The speaker is not just moaning in a general way. He is actually addressing God directly. Head in hands, he is asking for divine intervention. He's a preacher and the pastor of the City of Refuge Pentecostal Church in Joliet, Ill. The preacher is asking for God's help because his teenage daughter has declared that she wouldn't mind being a porn star. She has also said that if the money for her education isn't available, she might pay her way though college as a stripper, but her dad doesn't know that yet.

Teenage girls. Twentysomething young women. If you watch TV, the commercials will give you the impression that the biggest issue facing them is the possibility of "frizz" in their hair and the search for salon-strength solutions to this abomination.

But look at comedy, drama and reality shows and there is a proliferation of programs devoted to the genuine dilemmas, desires and obsessions of both adolescent and twentysomething women. Lena Dunham's Girls is the most famous and serious of the genre, and, of course, it's fiction – both comedy and drama – that some of its audience mistakes for reality TV. Dunham's creation is, in part, rooted in the sensation of a hidden world being opened up for viewers. The same applies to both the most banal and lurid versions of the genre.

Preachers' Daughters (Lifetime Canada, 10 p.m.) is the latest entry and it's lurid, but in a way that actually illustrates something about the U.S culture, certainly that portion of it devoted to old-fashioned Christian ideals. It examines three preachers' daughters – those emblematic figures – as they face their parents' expectations, their faith's orthodoxies and the natural pressure to evolve and grow.
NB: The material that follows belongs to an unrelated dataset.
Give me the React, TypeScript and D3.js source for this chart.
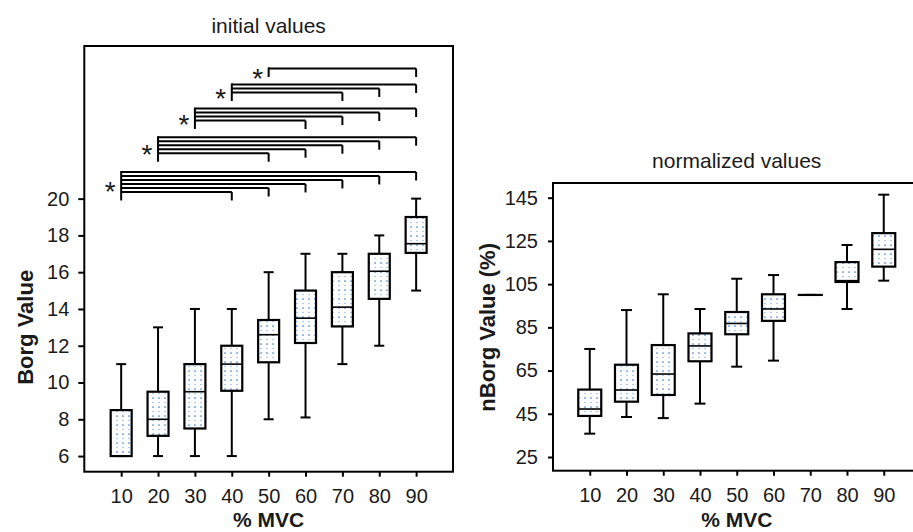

The three are Kolby Koloff, 16, daughter of a preacher who previously had a career as WWE wrestler: Nikita Koloff, a.k.a. The Russian Nightmare. Kolby wants to start dating and is curious about sex. Dad is nice, but wary of her seeing boys. Her mom is also a preacher and gives warning lectures about sex to teenagers. In Tuesday's opener, mom says, "My girls … better not be doing any of that stuff!"

There is also Olivia Perry, 18, a teenage mom and daughter of pastor Mark Perry in Oceano, Calif. Olivia was a wild child. She admits to "drinking, sleeping around and driving while on acid." There's a scene in which she tells a secret to her two sisters about her daughter, Eden – "You know how Eden's father is Sean? Well, there's actually a chance that the father is this guy named Jay." Viewers await the delivery of this news to her preacher dad.
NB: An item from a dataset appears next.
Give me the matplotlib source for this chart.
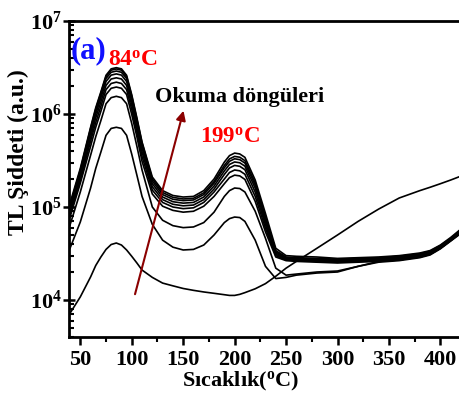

Finally, there's Taylor Coleman, the one who is thinking about being a porn star. It is her African-American family that is the most gripping in this series, this mess of adolescent longings, delusions and parental despair. Dad Ken thinks of her as a little angel, but Taylor is formidably rebellious and spends a lot of time with guys who mumble explicit flirtations to her. Taylor is also aware that when her sister, Kendra, became pregnant at the age of 20, Ken kicked her out of the house.

What is this thing? Salacious and silly at times, it's also a fascinating riff on an iconic figure in U.S. popular culture, a figure much storied, especially in song. The preachers' daughters we meet in the series are, in all cases, close to the folkloric females who represent a very American kind of perverse desirability: Moulded by their fathers to be virtuous, they arouse a special kind of lust in other men. Everyone from old bluesmen to Bruce Springsteen has written about such young women.

There is also the illustration of the gulf between Christian teachings, even when promulgated in the home, and the temptations that bedevil youth. The preacher dads are anti-this and anti-that, but their children are wont to embrace what dad wants denied. There's a crude encapsulation of cultural tension in the United States right now, right there.

Mostly, though, it embraces and illuminates the truth of those emblematic tensions that appear in so many songs, stories and movies. While preacher dad is praying, "God, please don't let my daughter become a porn star," daughter is in her room in a bikini, admiring herself in the mirror. And saying, "I'm cute, I'm cute!"

Sex, sin, lust and the preachers' daughters – this will all end in tears.